▸ **THE TASK**
Extract every line below, verbatim.

---------------

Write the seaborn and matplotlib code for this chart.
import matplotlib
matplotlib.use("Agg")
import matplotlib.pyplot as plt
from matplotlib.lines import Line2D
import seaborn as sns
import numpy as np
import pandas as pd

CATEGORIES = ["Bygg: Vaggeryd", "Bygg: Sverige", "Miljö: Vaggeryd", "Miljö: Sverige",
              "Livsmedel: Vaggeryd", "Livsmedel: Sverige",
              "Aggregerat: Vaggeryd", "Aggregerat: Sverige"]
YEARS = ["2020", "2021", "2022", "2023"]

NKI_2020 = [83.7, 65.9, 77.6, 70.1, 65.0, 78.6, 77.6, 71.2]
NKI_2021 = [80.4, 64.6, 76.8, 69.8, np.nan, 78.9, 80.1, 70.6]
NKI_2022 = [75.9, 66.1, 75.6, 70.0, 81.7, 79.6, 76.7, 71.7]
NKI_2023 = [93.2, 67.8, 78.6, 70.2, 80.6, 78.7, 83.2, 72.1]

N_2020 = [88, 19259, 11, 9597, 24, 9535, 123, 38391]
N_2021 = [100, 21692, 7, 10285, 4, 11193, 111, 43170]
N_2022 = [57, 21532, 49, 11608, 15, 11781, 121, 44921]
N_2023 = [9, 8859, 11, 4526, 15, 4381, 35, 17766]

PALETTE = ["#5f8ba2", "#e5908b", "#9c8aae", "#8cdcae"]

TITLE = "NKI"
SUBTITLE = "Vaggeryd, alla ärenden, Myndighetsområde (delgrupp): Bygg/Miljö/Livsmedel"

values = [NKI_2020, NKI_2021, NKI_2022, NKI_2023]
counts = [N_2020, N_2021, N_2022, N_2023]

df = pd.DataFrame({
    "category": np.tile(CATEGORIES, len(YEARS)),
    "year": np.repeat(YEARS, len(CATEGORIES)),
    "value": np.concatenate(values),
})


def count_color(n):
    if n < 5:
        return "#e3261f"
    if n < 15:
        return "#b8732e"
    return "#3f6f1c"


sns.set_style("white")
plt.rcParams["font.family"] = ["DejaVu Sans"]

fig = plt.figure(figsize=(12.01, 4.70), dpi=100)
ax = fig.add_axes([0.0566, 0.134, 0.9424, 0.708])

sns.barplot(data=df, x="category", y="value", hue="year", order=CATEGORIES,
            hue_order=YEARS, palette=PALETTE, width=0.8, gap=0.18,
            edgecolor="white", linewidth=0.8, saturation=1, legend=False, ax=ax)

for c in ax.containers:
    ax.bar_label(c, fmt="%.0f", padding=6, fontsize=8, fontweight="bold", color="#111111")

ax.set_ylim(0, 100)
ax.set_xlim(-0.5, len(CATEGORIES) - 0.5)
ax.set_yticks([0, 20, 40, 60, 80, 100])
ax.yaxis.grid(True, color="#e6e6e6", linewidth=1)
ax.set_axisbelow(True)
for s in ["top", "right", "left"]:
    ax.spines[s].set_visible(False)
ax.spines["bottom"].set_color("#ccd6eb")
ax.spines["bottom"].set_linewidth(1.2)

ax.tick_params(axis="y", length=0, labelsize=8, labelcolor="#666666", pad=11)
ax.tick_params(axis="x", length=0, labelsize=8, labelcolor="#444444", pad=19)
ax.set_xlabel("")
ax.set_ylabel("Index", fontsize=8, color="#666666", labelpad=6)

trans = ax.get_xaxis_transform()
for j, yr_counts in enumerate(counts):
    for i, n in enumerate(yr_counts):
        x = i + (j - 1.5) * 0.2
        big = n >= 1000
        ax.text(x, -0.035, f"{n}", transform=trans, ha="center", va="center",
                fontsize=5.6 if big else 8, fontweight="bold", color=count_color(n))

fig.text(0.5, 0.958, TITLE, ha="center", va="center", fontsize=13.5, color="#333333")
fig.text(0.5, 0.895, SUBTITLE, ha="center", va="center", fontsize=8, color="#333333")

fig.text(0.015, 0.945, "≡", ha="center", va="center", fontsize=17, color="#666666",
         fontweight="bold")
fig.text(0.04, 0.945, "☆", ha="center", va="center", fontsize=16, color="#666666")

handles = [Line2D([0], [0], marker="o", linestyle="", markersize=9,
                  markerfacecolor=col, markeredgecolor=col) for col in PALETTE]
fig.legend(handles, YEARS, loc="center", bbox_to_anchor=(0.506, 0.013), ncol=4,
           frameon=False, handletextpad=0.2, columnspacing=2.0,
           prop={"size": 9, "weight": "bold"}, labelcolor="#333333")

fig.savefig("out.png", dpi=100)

---------------

▸ **WRITTEN SOLUTION**
Write the seaborn and matplotlib code for this chart.
import matplotlib
matplotlib.use("Agg")
import matplotlib.pyplot as plt
from matplotlib.lines import Line2D
import seaborn as sns
import numpy as np
import pandas as pd

CATEGORIES = ["Bygg: Vaggeryd", "Bygg: Sverige", "Miljö: Vaggeryd", "Miljö: Sverige",
              "Livsmedel: Vaggeryd", "Livsmedel: Sverige",
              "Aggregerat: Vaggeryd", "Aggregerat: Sverige"]
YEARS = ["2020", "2021", "2022", "2023"]

NKI_2020 = [83.7, 65.9, 77.6, 70.1, 65.0, 78.6, 77.6, 71.2]
NKI_2021 = [80.4, 64.6, 76.8, 69.8, np.nan, 78.9, 80.1, 70.6]
NKI_2022 = [75.9, 66.1, 75.6, 70.0, 81.7, 79.6, 76.7, 71.7]
NKI_2023 = [93.2, 67.8, 78.6, 70.2, 80.6, 78.7, 83.2, 72.1]

N_2020 = [88, 19259, 11, 9597, 24, 9535, 123, 38391]
N_2021 = [100, 21692, 7, 10285, 4, 11193, 111, 43170]
N_2022 = [57, 21532, 49, 11608, 15, 11781, 121, 44921]
N_2023 = [9, 8859, 11, 4526, 15, 4381, 35, 17766]

PALETTE = ["#5f8ba2", "#e5908b", "#9c8aae", "#8cdcae"]

TITLE = "NKI"
SUBTITLE = "Vaggeryd, alla ärenden, Myndighetsområde (delgrupp): Bygg/Miljö/Livsmedel"

values = [NKI_2020, NKI_2021, NKI_2022, NKI_2023]
counts = [N_2020, N_2021, N_2022, N_2023]

df = pd.DataFrame({
    "category": np.tile(CATEGORIES, len(YEARS)),
    "year": np.repeat(YEARS, len(CATEGORIES)),
    "value": np.concatenate(values),
})


def count_color(n):
    if n < 5:
        return "#e3261f"
    if n < 15:
        return "#b8732e"
    return "#3f6f1c"


sns.set_style("white")
plt.rcParams["font.family"] = ["DejaVu Sans"]

fig = plt.figure(figsize=(12.01, 4.70), dpi=100)
ax = fig.add_axes([0.0566, 0.134, 0.9424, 0.708])

sns.barplot(data=df, x="category", y="value", hue="year", order=CATEGORIES,
            hue_order=YEARS, palette=PALETTE, width=0.8, gap=0.18,
            edgecolor="white", linewidth=0.8, saturation=1, legend=False, ax=ax)

for c in ax.containers:
    ax.bar_label(c, fmt="%.0f", padding=6, fontsize=8, fontweight="bold", color="#111111")

ax.set_ylim(0, 100)
ax.set_xlim(-0.5, len(CATEGORIES) - 0.5)
ax.set_yticks([0, 20, 40, 60, 80, 100])
ax.yaxis.grid(True, color="#e6e6e6", linewidth=1)
ax.set_axisbelow(True)
for s in ["top", "right", "left"]:
    ax.spines[s].set_visible(False)
ax.spines["bottom"].set_color("#ccd6eb")
ax.spines["bottom"].set_linewidth(1.2)

ax.tick_params(axis="y", length=0, labelsize=8, labelcolor="#666666", pad=11)
ax.tick_params(axis="x", length=0, labelsize=8, labelcolor="#444444", pad=19)
ax.set_xlabel("")
ax.set_ylabel("Index", fontsize=8, color="#666666", labelpad=6)

trans = ax.get_xaxis_transform()
for j, yr_counts in enumerate(counts):
    for i, n in enumerate(yr_counts):
        x = i + (j - 1.5) * 0.2
        big = n >= 1000
        ax.text(x, -0.035, f"{n}", transform=trans, ha="center", va="center",
                fontsize=5.6 if big else 8, fontweight="bold", color=count_color(n))

fig.text(0.5, 0.958, TITLE, ha="center", va="center", fontsize=13.5, color="#333333")
fig.text(0.5, 0.895, SUBTITLE, ha="center", va="center", fontsize=8, color="#333333")

fig.text(0.015, 0.945, "≡", ha="center", va="center", fontsize=17, color="#666666",
         fontweight="bold")
fig.text(0.04, 0.945, "☆", ha="center", va="center", fontsize=16, color="#666666")

handles = [Line2D([0], [0], marker="o", linestyle="", markersize=9,
                  markerfacecolor=col, markeredgecolor=col) for col in PALETTE]
fig.legend(handles, YEARS, loc="center", bbox_to_anchor=(0.506, 0.013), ncol=4,
           frameon=False, handletextpad=0.2, columnspacing=2.0,
           prop={"size": 9, "weight": "bold"}, labelcolor="#333333")

fig.savefig("out.png", dpi=100)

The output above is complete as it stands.